Lipstick is a good example of using Pig this way?
On Jun 16, 2012, at 8:27 AM, Dmitriy Ryaboy <[EMAIL PROTECTED]> wrote:
> Could save some metadata like crcs of all the jars... And maybe a hash of the subplan associated with each stored intermediate output... But really we should just do Nectar since it solves all this and more :)
> On Jun 15, 2012, at 10:43 PM, Jonathan Coveney <[EMAIL PROTECTED]> wrote:
>> Well, you can do this physically by adding load/store boundaries to your
>> code. Thinking out loud, such a thing could be possible...

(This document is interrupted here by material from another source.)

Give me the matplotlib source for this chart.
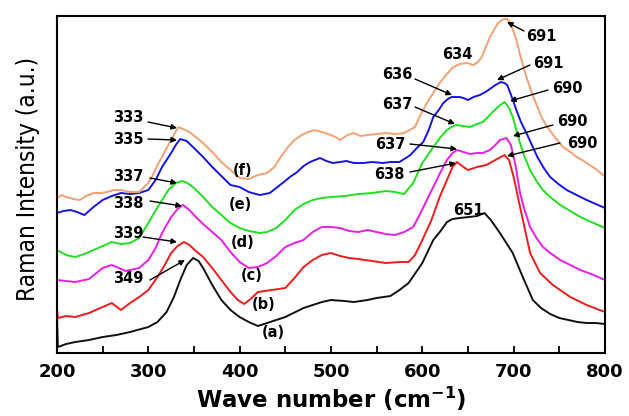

>> At any M/R boundary, you store the intermediate in HDFS, and pig is aware
>> of this and doesn't automatically delete it (this part in and of itself is
>> not trivial -- what manages the garbage collection? perhaps that could be
>> part of the configuration of such a feature). Then, when you rerun a job,
>> it will look to see if the nodes that it would have saved (since it knows
>> this at compile time) don't already actually exist.
>> There are some tricky caveats here... what if your code changes affect
>> intermediate data? You could save the logical plan as well, but what if you
>> make a change to a UDF? I am not sure if the benefit of automating this in
>> the language compared to developing a workflow similar to yours external to
>> pig is worth the complexity.
>> But it is intriguing, and is a subset of data caching that we have thought
>> a lot about here.
>> 2012/6/15 Russell Jurney <[EMAIL PROTECTED]>
>>> In production I use short Pig scripts and schedule them with Azkaban
>>> with dependencies setup, so that I can use Azkaban to restart long
>>> data pipelines at the point of failure. I edit the failing pig script,
>>> usually towards the end of the data pipeline, and restart the Azkaban
>>> job. This saves hours and hours of repeated processing.
>>> I wish Pig could do this. To resume at its point of failure when
>>> re-run from the command line. Is this feasible?
>>> Russell Jurney
>>> [EMAIL PROTECTED]